The Social Constructionist Theory

Social constructionist theory is built upon the observation that many of aspects of our everyday experience are the consequence of implicit social agreement, institutional practices or collective social action rather than objective reality, and only exist within the context of such agreements, practices or collective actions. Thus, many of the things we take for granted are not actually objective facts about the world, independent of human subjectivity, but are instead the products of human inter-subjectivity.

  1. Social Constructs

    • A social construct is anything that exists by virtue of social interactions, as opposed to objective reality. For example, such things as nations, presidents, money and language do not exist outside of the context of human social behavior. Nevertheless, they exist as integral parts of our social functioning. Some philosophers have described social constructs as epistemologically objective and ontologically subjective because they are meaningful objects of knowledge only within the framework of inter-subjective human understanding.

    Social Reality

    • Social reality is the "universe" of socially constructed knowledge created by virtue of our social interactions. Social reality is grounded in our behavior, our languages, our culture and our institutional practices and colors almost all of our perception. Although it is largely the consequence of our shared inter-subjective practices, we nevertheless occupy it largely without ever becoming explicitly aware of its contingent and constructed nature.

    Artifacts

    • Artifacts are objects that are producible and comprehensible only upon the background of social reality. For instance, a novel is only a novel by virtue of our knowledge about social reality; otherwise, it is just paper bounded together and scribbled on with ink. Without understanding that this is a socially constructed artifact, we have no comprehension of how to go about treating it.

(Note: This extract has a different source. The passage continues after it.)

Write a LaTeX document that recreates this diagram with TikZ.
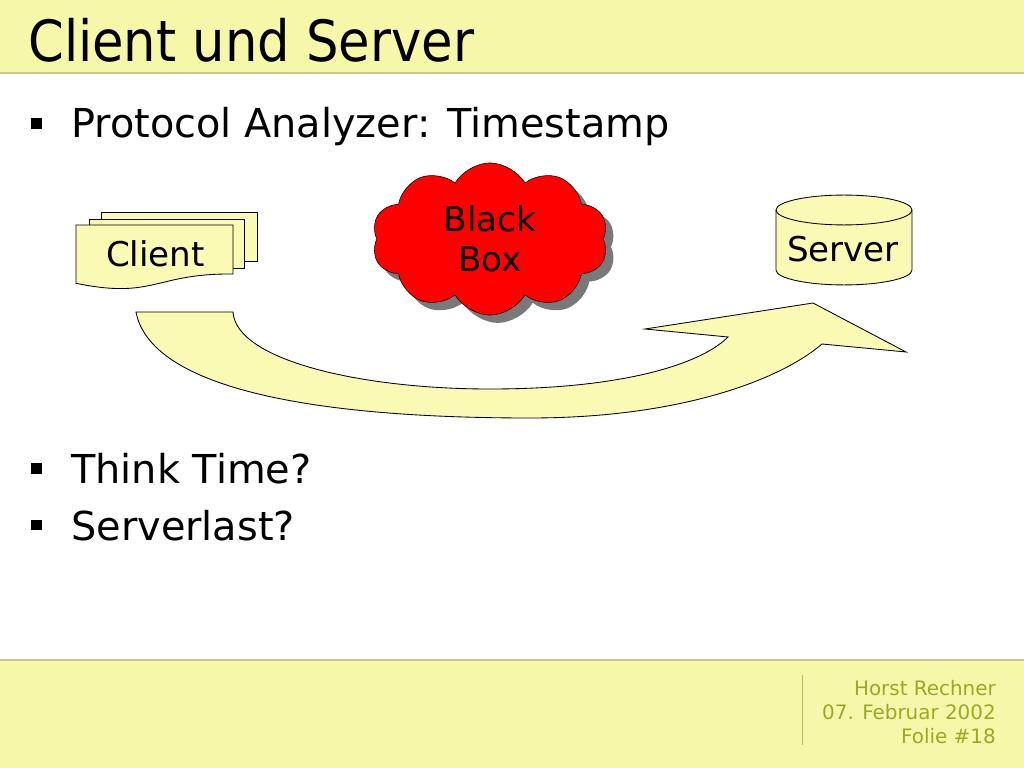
\documentclass[tikz,border=0pt]{standalone}
\usepackage{fontspec}
\setmainfont{DejaVu Sans}
\newfontfamily\titlefont[FakeStretch=0.90]{DejaVu Sans}
\usetikzlibrary{positioning, shapes.symbols, shadows}
\definecolor{band}{HTML}{F7F7AA}
\definecolor{bandline}{HTML}{C9C98A}
\definecolor{pale}{HTML}{FAFAB4}
\definecolor{olive}{HTML}{9AAA22}
\definecolor{boxred}{HTML}{FF0000}

\begin{document}
\begin{tikzpicture}[x=0.703125pt, y=-0.703125pt,
    txt/.style={inner sep=0pt, anchor=base west},
    bulletsq/.style={fill=black, minimum size=7.6pt, inner sep=0pt},
    sheet/.style={draw=black, fill=pale, line width=0.6pt}]
  \useasboundingbox (0,0) rectangle (1024,768);
  \fill[white] (0,0) rectangle (1024,768);

  % title band
  \fill[band] (0,0) rectangle (1024,73);
  \draw[bandline, line width=1.5pt] (0,73) -- (1024,73);
  \node[txt, font=\titlefont\fontsize{40}{48}\selectfont] (title) at (28,62) {Client und Server};

  % bullets
  \node[bulletsq] (b1) at (36.5,123.5) {};
  \node[txt, font=\fontsize{28}{34}\selectfont] (t1) at (71,138) {Protocol Analyzer: Timestamp};
  \node[bulletsq] (b2) at (36.5,468.5) {};
  \node[txt, font=\fontsize{28}{34}\selectfont] (t2) at (71,483) {Think Time?};
  \node[bulletsq] (b3) at (36.5,525) {};
  \node[txt, font=\fontsize{28}{34}\selectfont] (t3) at (71,540) {Serverlast?};

  % client (stacked documents)
  \draw[sheet] (101.7,212.7) rectangle (257.7,261.7);
  \draw[sheet] (89,219) rectangle (244,268);
  \draw[sheet] (76,225) -- (233,225) -- (233,274)
    .. controls (154.5,273.2) and (154.5,299.5) .. (76,283.3) -- cycle;
  \node[inner sep=0pt, anchor=base, font=\fontsize{24}{29}\selectfont] (client) at (155.5,267) {Client};

  % black box
  \node[cloud, cloud puffs=10, cloud puff arc=120, aspect=1.6, draw=black, fill=boxred,
        minimum width=166pt, minimum height=107pt, inner sep=0pt, align=center,
        font=\fontsize{24}{28.1}\selectfont,
        drop shadow={shadow xshift=5.5pt, shadow yshift=-5.5pt, fill=gray!95!black, opacity=1}]
        (bbox) at (490,239) {Black\\Box};

  % server (cylinder)
  \draw[sheet] (776,210) -- (776,270) arc[start angle=180, end angle=360, x radius=47.8pt, y radius=10.5pt]
    -- (912,210) arc[start angle=0, end angle=180, x radius=47.8pt, y radius=10.5pt] -- cycle;
  \draw[black, line width=0.6pt] (776,210) arc[start angle=180, end angle=360, x radius=47.8pt, y radius=10.5pt];
  \node[inner sep=0pt, anchor=base, font=\fontsize{24}{29}\selectfont] (server) at (843,261.7) {Server};

  % curved arrow client -> server
  \draw[sheet] (136,312) -- (233,312)
    .. controls (236,360) and (360,389) .. (490,389)
    .. controls (620,389) and (700,365) .. (728,337)
    -- (645,329) -- (813,303) -- (906,352) -- (822,344)
    .. controls (780,380) and (680,418) .. (530,418)
    .. controls (300,418) and (150,385) .. (136,312) -- cycle;

  % footer
  \fill[band] (0,660) rectangle (1024,768);
  \draw[bandline, line width=1.5pt] (0,660) -- (1024,660);
  \draw[olive!75, line width=0.8pt] (802.5,675) -- (802.5,745);
  \foreach \t/\y in {Horst Rechner/695, 07. Februar 2002/719, Folie \#18/743}
    \node[inner sep=0pt, anchor=base east, text=olive, font=\fontsize{14}{17}\selectfont] (foot\y) at (996,\y) {\t};
\end{tikzpicture}
\end{document}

    Weak Social Construction

    • Weak social construction theory holds that social constructs are dependent upon a background of brute facts and that social construction is the collective agreement to assign functions to objects. Consider, for example, money. We agree to understand money as a medium of exchange. We assign this function to little green paper bills and trade these bills for goods and services. This paper has value only insofar as we continue to agree it does, but it nevertheless is dependent on us having an object to use as a medium.

    Strong Social Construction

    • Some critics claim that advocates of strong social construction think all of reality is a social construct, that there is no actual reality, no brute facts upon which to build social constructions. The point of strong social construction, however, is not to make the claim that there is no reality, but rather to point out that our languages and social practices largely determine how we make sense of that reality. For instance, trees are only differentiated from other plants by virtue of the fact that we have all learned to see them as "trees." Likewise, our beliefs about things such as history or nationality are the product of narratives that we have all learned. History still actually happened, but our beliefs about history are dependent upon the narratives we use to understand them.